HM :Il faut d’abord nous concentrer sur la présidentielle. Le temps de la reconstruction viendra ensuite. Elle dépend de très nombreuxparamètres qui restent pour l’instant inconnus : la position de François Bayrou, ceux des uns et des autres, qui sera  député au soir du 17 juin, qui sera élu président de la République … Tout cela conditionnera beaucoup la recomposition du centre.

MF : Les gens qui ont soutenu la candidature de François Bayrou étaient d’horizons politiques divers. Il faut donc assumer le fait qu’ils puissent faire un choix personnel. C’est regrettable dans la mesure où, lorsque nous essayons d’adopter une position collective, certains se positionnent individuellement. Malgré cela, il faut tout de même dire que l’immense majorité des militants et des élus ont tendance à appeler de leurs vœux une position commune.

Il n’est jamais agréable de constater qu’il y a des initiatives individuelles. Mais tout de même, tous ont pris part au comité stratégique et ont montré qu’ils souhaitaient un effort concerté. Cette dispersion est une conséquence de la manière dont nous avons construit notre projet pour la présidentielle.

Après la présidentielle, il faut que nous mettions en place une force centrale qui ne soit inféodée ni aux uns ni aux autres. Cela doit se faire dans le respect des parcours de chacun. Il faut, enfin, que cessent les défenses de chapelles : le centre n’a aucun intérêt à être dispersé. La volonté doit aller dans le sens du rassemblement et dans la recherche d’une formation commune que nous appelons de nos vœux.

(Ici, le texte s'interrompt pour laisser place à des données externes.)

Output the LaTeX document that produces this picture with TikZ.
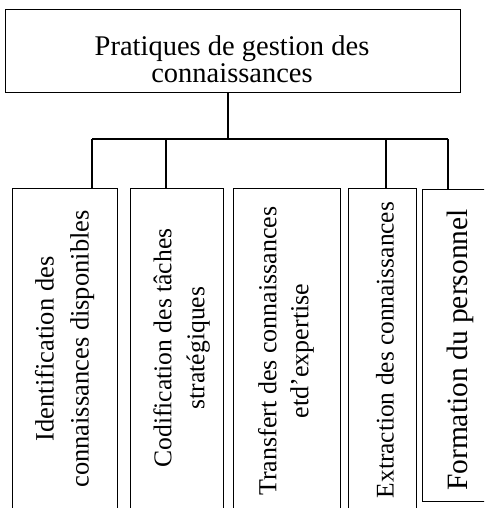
\documentclass[tikz,border=0pt]{standalone}
\usepackage{fontspec}
\setmainfont{Liberation Serif}
\tikzset{
  box/.style={draw, line width=0.8pt, rectangle, inner sep=0pt, anchor=north west},
  link/.style={draw, line width=1.3pt},
  vlabel/.style={rotate=90, align=center, inner sep=0pt},
}
\begin{document}
\begin{tikzpicture}[x=1pt,y=-1pt]
\useasboundingbox (0,0) rectangle (484,508);
\clip (0,0) rectangle (484,508);
% top box
\node[box, minimum width=455pt, minimum height=83pt] (top) at (5,9) {};
\node[align=center, inner sep=0pt, font=\fontsize{28.5}{27}\selectfont] (title) at (232,59) {Pratiques de gestion des\\connaissances};
% child boxes
\node[box, minimum width=105pt, minimum height=340pt] (b1) at (12,188) {};
\node[box, minimum width=93pt, minimum height=340pt] (b2) at (130,188) {};
\node[box, minimum width=107pt, minimum height=340pt] (b3) at (233,188) {};
\node[box, minimum width=68pt, minimum height=340pt] (b4) at (348,188) {};
\node[box, minimum width=90pt, minimum height=312pt] (b5) at (422,189) {};
% labels
\node[vlabel, font=\fontsize{26.5}{35}\selectfont] (t1) at (64.5,349) {Identification des\\connaissances disponibles};
\node[vlabel, font=\fontsize{25.6}{33}\selectfont] (t2) at (181.5,348) {Codification des tâches\\stratégiques};
\node[vlabel, font=\fontsize{26}{32}\selectfont] (t3) at (286,351) {Transfert des connaissances\\etd'expertise};
\node[vlabel, font=\fontsize{25.4}{30}\selectfont] (t4) at (385,350) {Extraction des connaissances};
\node[vlabel, font=\fontsize{29.5}{34}\selectfont] (t5) at (460,350) {Formation du personnel};
% connectors
\coordinate (hub) at (228,139);
\coordinate (busL) at (92,139);
\coordinate (busR) at (448,139);
\draw[link] (top.south -| hub) -- (hub);
\draw[link] (busL) -- (busR);
\draw[link] (busL) -- (b1.north -| busL);
\draw[link] (166,139) -- (b2.north -| 166,0);
\draw[link] (386,139) -- (b4.north -| 386,0);
\draw[link] (busR) -- (b5.north -| busR);
\end{tikzpicture}
\end{document}
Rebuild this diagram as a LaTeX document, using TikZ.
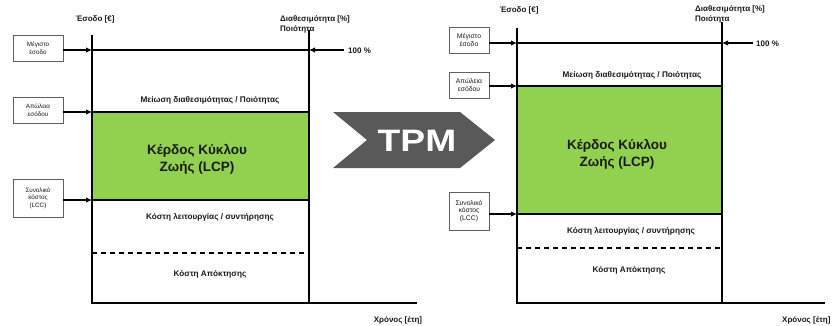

Cette force centrale, nous l’espérons, en particulier lorsque l’on voit que le chef de l’Etat sortant cherche des soutiens plus sur sa droite que sur le centre. Il peut y avoir une envie de la part des centristes qui l’ont rejoint d’espérer une force politique plus proche de ce qui motive leurs propres efforts.

Justement, que pensez-vous de ces appels du pied en direction des électeurs du Front national ?

HM : Lorsque François Hollande s’adresse aux électeurs du Front national à la Une de Libération, cela ne choque personne. Lorsque c’est Nicolas Sarkozy, tout le monde s’insurge. Je me permets de vous faire remarquer que les thèmes abordés par Nicolas Sarkozy avant le premier tour et avant le second tour restent rigoureusement les mêmes.

Je suis contre le droit de vote aux étrangers dans les élections locales. Je suis pour un contrôle des flux migratoires et une politique européenne plus efficace. Je n’ai aucun souci avec ces sujets. Pas plus d’ailleurs que François Bayrou qui a adopté de telles positions.

MF : Il faut prendre en considération tous les électeurs et tous les citoyens, car certains se réfugient aussi dans l’abstention. Il ne s’agit pas pour autant de leur courir après en clamant soutenir les mêmes idées. Il s’agit plutôt de montrer aux gens pourquoi certaines positions qu’ils défendent peuvent les mener vers une impasse.

Nous constatons les positions prises par l’un et l’autre des candidats depuis dimanche. Il faut attendre de voir comment cela va évoluer. Nous sommes mercredi, écoutons ce qui se dira jeudi. Quoi qu’il arrive, nous resterons fermes sur nos positions et nos principes.